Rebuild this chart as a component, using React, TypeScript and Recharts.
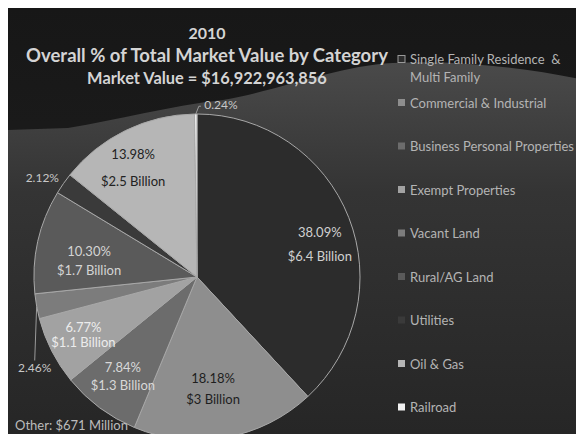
import { PieChart, Pie, Cell } from "recharts";

const categories = [
  "Single Family Residence  & Multi Family",
  "Commercial & Industrial",
  "Business Personal Properties",
  "Exempt Properties",
  "Vacant Land",
  "Rural/AG Land",
  "Utilities",
  "Oil & Gas",
  "Railroad",
];
const shares = [38.09, 18.18, 7.84, 6.77, 2.46, 10.3, 2.12, 13.98, 0.24];
const amounts = ["$6.4 Billion", "$3 Billion", "$1.3 Billion", "$1.1 Billion", "", "$1.7 Billion", "", "$2.5 Billion", ""];

const fills = ["#2c2c2c", "#8e8e8e", "#6c6c6c", "#a2a2a2", "#7c7c7c", "#5a5a5a", "#3a3a3a", "#b6b6b6", "#f2f2f2"];
const labelInk = ["#d0d0d0", "#1e1e1e", "#d8d8d8", "#ececec", "#c8c8c8", "#d4d4d4", "#c8c8c8", "#222222", "#c8c8c8"];
// radius factor, clockwise angle shift, gap between the two lines, leader line
const placement: [number, number, number, boolean][] = [
  [0.78, 6.4, 24, false],
  [0.69, 1.9, 21, false],
  [0.76, 0, 18, false],
  [0.78, 0.2, 15, false],
  [1.14, -18.8, 0, true],
  [0.67, -4, 19, false],
  [1.13, -2.1, 0, false],
  [0.78, -4.1, 27, false],
  [1.07, 8.3, 0, true],
];

const data = categories.map((name, i) => ({ name, value: shares[i] }));

const W = 576;
const H = 426;
const RAD = Math.PI / 180;
const font = "Lato, 'Open Sans', sans-serif";

function SliceLabel(props: any) {
  const { cx, cy, midAngle, outerRadius, index } = props;
  const [rf, shift, gap, leader] = placement[index];
  const ang = midAngle - shift;
  const r = outerRadius * rf;
  const x = cx + r * Math.cos(-ang * RAD);
  const y = cy + r * Math.sin(-ang * RAD);
  const pct = shares[index].toFixed(2) + "%";
  const ink = labelInk[index];
  const ax = cx + outerRadius * Math.cos(-midAngle * RAD);
  const ay = cy + outerRadius * Math.sin(-midAngle * RAD);
  return (
    <g>
      {leader && (
        <polyline
          points={index === 8 ? `${x - 20},${y + 2} ${x - 22},${y + 2} ${ax},${ay}` : `${x},${y - 7} ${ax},${ay}`}
          fill="none"
          stroke="#9a9a9a"
          strokeWidth={1}
        />
      )}
      {amounts[index] ? (
        <>
          <text x={x} y={y - gap / 2} textAnchor="middle" dominantBaseline="central" fill={ink} fontSize={13} fontFamily={font}>
            {pct}
          </text>
          <text x={x} y={y + gap / 2} textAnchor="middle" dominantBaseline="central" fill={ink} fontSize={13} fontFamily={font}>
            {amounts[index]}
          </text>
        </>
      ) : (
        <text x={x} y={y} textAnchor="middle" dominantBaseline="central" fill={ink} fontSize={12} fontFamily={font}>
          {pct}
        </text>
      )}
    </g>
  );
}

export default function App() {
  return (
    <div style={{ position: "relative", width: W, height: H, overflow: "hidden", background: "#1b1b1b" }}>
      <svg width={W} height={H} style={{ position: "absolute", left: 0, top: 0 }}>
        <defs>
          <linearGradient id="bgTop" x1="0" y1="0" x2="0" y2="1">
            <stop offset="0" stopColor="#171717" />
            <stop offset="1" stopColor="#222222" />
          </linearGradient>
          <linearGradient id="wave" x1="0" y1="0" x2="0" y2="1">
            <stop offset="0" stopColor="#4a4a4a" />
            <stop offset="0.35" stopColor="#343434" />
            <stop offset="1" stopColor="#262626" />
          </linearGradient>
        </defs>
        <rect width={W} height={H} fill="url(#bgTop)" />
        <path
          d="M0 122 L60 120 C110 112, 160 98, 215 92 C280 80, 330 58, 385 55 C450 52, 520 60, 576 72 L576 426 L0 426 Z"
          fill="url(#wave)"
        />
      </svg>
      <div style={{ position: "absolute", left: 0, top: 0 }}>
        <PieChart width={W} height={H}>
          <Pie
            data={data}
            dataKey="value"
            nameKey="name"
            cx={184}
            cy={264}
            outerRadius={163}
            startAngle={90}
            endAngle={-270}
            stroke="#a8a8a8"
            strokeWidth={1}
            label={SliceLabel}
            labelLine={false}
            isAnimationActive={false}
          >
            {data.map((_, i) => (
              <Cell key={i} fill={fills[i]} />
            ))}
          </Pie>
        </PieChart>
      </div>
      <svg width={W} height={H} style={{ position: "absolute", left: 0, top: 0, pointerEvents: "none" }}>
        <g fontFamily={font} fontWeight={700} fill="#d4d4d4" textAnchor="middle">
          <text x={199} y={31} fontSize={16}>2010</text>
          <text x={199} y={54} fontSize={18.5}>Overall % of Total Market Value by Category</text>
          <text x={199} y={76} fontSize={16.4}>Market Value = $16,922,963,856</text>
        </g>
        <g fontFamily={font} fontSize={13} fill="#b4b4b4">
          {categories.map((c, i) => {
            const y = 51 + i * 43.5;
            const lines = i === 0 ? ["Single Family Residence  &", "Multi Family"] : [c];
            return (
              <g key={c}>
                <rect
                  x={390}
                  y={y - 3.5}
                  width={7}
                  height={7}
                  fill={fills[i]}
                  stroke={i === 0 ? "#9a9a9a" : "none"}
                  strokeWidth={1}
                />
                {lines.map((t, j) => (
                  <text key={j} x={402} y={y + j * 18} dominantBaseline="central" style={{ whiteSpace: "pre" }}>
                    {t}
                  </text>
                ))}
              </g>
            );
          })}
        </g>
        <text x={7} y={422} fontFamily={font} fontSize={13} fill="#bcbcbc">
          Other: $671 Million
        </text>
      </svg>
    </div>
  );
}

Exercise description -
Leave out all pictures, then copy the remaining material exactly.

In response -
Rebuild this chart as a component, using React, TypeScript and Recharts.
import { PieChart, Pie, Cell } from "recharts";

const categories = [
  "Single Family Residence  & Multi Family",
  "Commercial & Industrial",
  "Business Personal Properties",
  "Exempt Properties",
  "Vacant Land",
  "Rural/AG Land",
  "Utilities",
  "Oil & Gas",
  "Railroad",
];
const shares = [38.09, 18.18, 7.84, 6.77, 2.46, 10.3, 2.12, 13.98, 0.24];
const amounts = ["$6.4 Billion", "$3 Billion", "$1.3 Billion", "$1.1 Billion", "", "$1.7 Billion", "", "$2.5 Billion", ""];

const fills = ["#2c2c2c", "#8e8e8e", "#6c6c6c", "#a2a2a2", "#7c7c7c", "#5a5a5a", "#3a3a3a", "#b6b6b6", "#f2f2f2"];
const labelInk = ["#d0d0d0", "#1e1e1e", "#d8d8d8", "#ececec", "#c8c8c8", "#d4d4d4", "#c8c8c8", "#222222", "#c8c8c8"];
// radius factor, clockwise angle shift, gap between the two lines, leader line
const placement: [number, number, number, boolean][] = [
  [0.78, 6.4, 24, false],
  [0.69, 1.9, 21, false],
  [0.76, 0, 18, false],
  [0.78, 0.2, 15, false],
  [1.14, -18.8, 0, true],
  [0.67, -4, 19, false],
  [1.13, -2.1, 0, false],
  [0.78, -4.1, 27, false],
  [1.07, 8.3, 0, true],
];

const data = categories.map((name, i) => ({ name, value: shares[i] }));

const W = 576;
const H = 426;
const RAD = Math.PI / 180;
const font = "Lato, 'Open Sans', sans-serif";

function SliceLabel(props: any) {
  const { cx, cy, midAngle, outerRadius, index } = props;
  const [rf, shift, gap, leader] = placement[index];
  const ang = midAngle - shift;
  const r = outerRadius * rf;
  const x = cx + r * Math.cos(-ang * RAD);
  const y = cy + r * Math.sin(-ang * RAD);
  const pct = shares[index].toFixed(2) + "%";
  const ink = labelInk[index];
  const ax = cx + outerRadius * Math.cos(-midAngle * RAD);
  const ay = cy + outerRadius * Math.sin(-midAngle * RAD);
  return (
    <g>
      {leader && (
        <polyline
          points={index === 8 ? `${x - 20},${y + 2} ${x - 22},${y + 2} ${ax},${ay}` : `${x},${y - 7} ${ax},${ay}`}
          fill="none"
          stroke="#9a9a9a"
          strokeWidth={1}
        />
      )}
      {amounts[index] ? (
        <>
          <text x={x} y={y - gap / 2} textAnchor="middle" dominantBaseline="central" fill={ink} fontSize={13} fontFamily={font}>
            {pct}
          </text>
          <text x={x} y={y + gap / 2} textAnchor="middle" dominantBaseline="central" fill={ink} fontSize={13} fontFamily={font}>
            {amounts[index]}
          </text>
        </>
      ) : (
        <text x={x} y={y} textAnchor="middle" dominantBaseline="central" fill={ink} fontSize={12} fontFamily={font}>
          {pct}
        </text>
      )}
    </g>
  );
}

export default function App() {
  return (
    <div style={{ position: "relative", width: W, height: H, overflow: "hidden", background: "#1b1b1b" }}>
      <svg width={W} height={H} style={{ position: "absolute", left: 0, top: 0 }}>
        <defs>
          <linearGradient id="bgTop" x1="0" y1="0" x2="0" y2="1">
            <stop offset="0" stopColor="#171717" />
            <stop offset="1" stopColor="#222222" />
          </linearGradient>
          <linearGradient id="wave" x1="0" y1="0" x2="0" y2="1">
            <stop offset="0" stopColor="#4a4a4a" />
            <stop offset="0.35" stopColor="#343434" />
            <stop offset="1" stopColor="#262626" />
          </linearGradient>
        </defs>
        <rect width={W} height={H} fill="url(#bgTop)" />
        <path
          d="M0 122 L60 120 C110 112, 160 98, 215 92 C280 80, 330 58, 385 55 C450 52, 520 60, 576 72 L576 426 L0 426 Z"
          fill="url(#wave)"
        />
      </svg>
      <div style={{ position: "absolute", left: 0, top: 0 }}>
        <PieChart width={W} height={H}>
          <Pie
            data={data}
            dataKey="value"
            nameKey="name"
            cx={184}
            cy={264}
            outerRadius={163}
            startAngle={90}
            endAngle={-270}
            stroke="#a8a8a8"
            strokeWidth={1}
            label={SliceLabel}
            labelLine={false}
            isAnimationActive={false}
          >
            {data.map((_, i) => (
              <Cell key={i} fill={fills[i]} />
            ))}
          </Pie>
        </PieChart>
      </div>
      <svg width={W} height={H} style={{ position: "absolute", left: 0, top: 0, pointerEvents: "none" }}>
        <g fontFamily={font} fontWeight={700} fill="#d4d4d4" textAnchor="middle">
          <text x={199} y={31} fontSize={16}>2010</text>
          <text x={199} y={54} fontSize={18.5}>Overall % of Total Market Value by Category</text>
          <text x={199} y={76} fontSize={16.4}>Market Value = $16,922,963,856</text>
        </g>
        <g fontFamily={font} fontSize={13} fill="#b4b4b4">
          {categories.map((c, i) => {
            const y = 51 + i * 43.5;
            const lines = i === 0 ? ["Single Family Residence  &", "Multi Family"] : [c];
            return (
              <g key={c}>
                <rect
                  x={390}
                  y={y - 3.5}
                  width={7}
                  height={7}
                  fill={fills[i]}
                  stroke={i === 0 ? "#9a9a9a" : "none"}
                  strokeWidth={1}
                />
                {lines.map((t, j) => (
                  <text key={j} x={402} y={y + j * 18} dominantBaseline="central" style={{ whiteSpace: "pre" }}>
                    {t}
                  </text>
                ))}
              </g>
            );
          })}
        </g>
        <text x={7} y={422} fontFamily={font} fontSize={13} fill="#bcbcbc">
          Other: $671 Million
        </text>
      </svg>
    </div>
  );
}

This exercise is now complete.